Activists chant slogans and carry the Iraqi national flag on Friday during a mass demonstration in Baghdad, Iraq, that called for the immediate withdrawal of U.S. military forces. Photo by Ahmed Jalil/EPA-EFE
Jan. 24 (UPI) -- Millions of Iraqi citizens gathered for a mass demonstration in the capital Baghdad on Friday to demand the withdrawal of all U.S. forces, which have now been in Iraq on some level for nearly 20 years.
The "million man" protest march was organized by a top Shiite cleric and supported by Iranian-backed militia groups.
Sayed Sadiq al-Hashemi, head of the Iraqi Center for Studies, said more than 2.5 million people turned out for Friday's rally.
Iraqi Shiite cleric Muqtada al-Sadr urged followers this week to join the protest as a show of opposition to the U.S. military presence.
Al-Sadr called Friday for all U.S. bases in Iraq to be shut down and the closure of Iraqi airspace to American warplanes and surveillance aircraft. He also warned that U.S. refusal to leave would lead Iraqi leaders to view the U.S. military as an occupying force.
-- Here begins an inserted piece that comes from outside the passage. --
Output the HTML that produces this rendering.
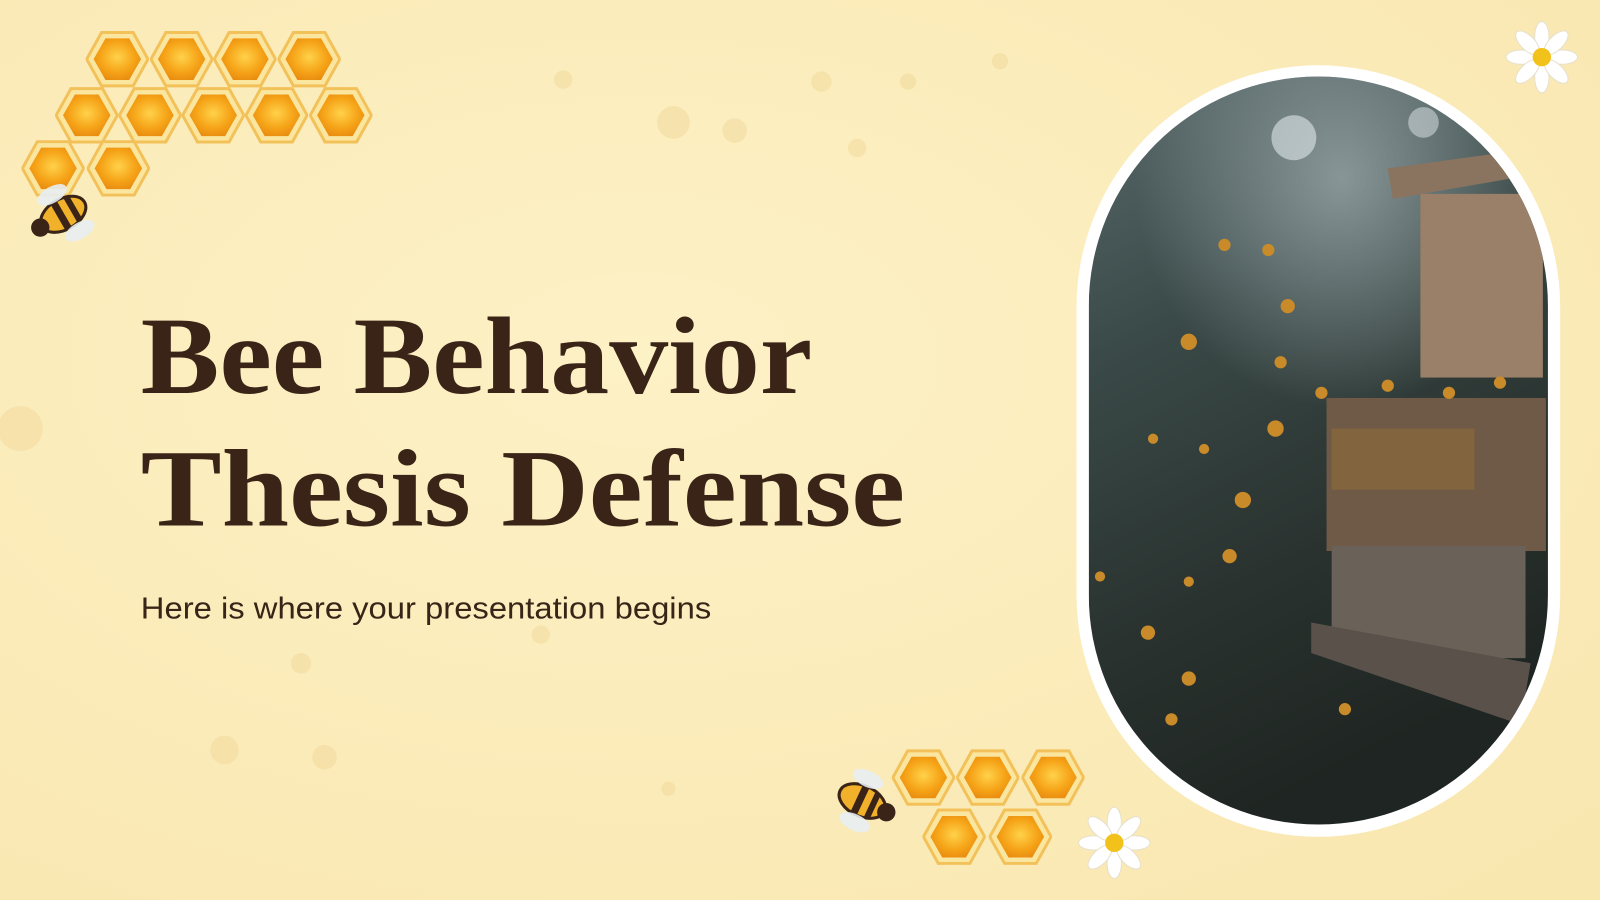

Earlier this month, Iraqi Parliament passed a resolution in a bid to expel all foreign forces after a U.S. airstrike killed a top Iranian military commander and a deputy. In retaliation, Tehran launched missile attacks at two U.S.-held bases in Iraq.
U.S. forces arrived in Iraq in 2003 and stayed there in large numbers until the operational phase of the Iraq War ended in late 2011. American troops, however, have remained in the Middle Eastern nation in much smaller numbers for the past nine years.
The Pentagon sent 3,000 troops to Middle East this month after a Dec. 31 attack on the U.S. Embassy in Baghdad, which occurred three days before the U.S. airstrike killed commander Qassem Soleimani and set off a new wave of hostilities.
The embassy attack was blamed in part on the Iran-backed Kataib Hezbollah militia group, which was also present in Friday's march.
The government of Prime Minister Adel Abdul Mahdi has not yet ordered the withdrawal of U.S. forces in Iraq.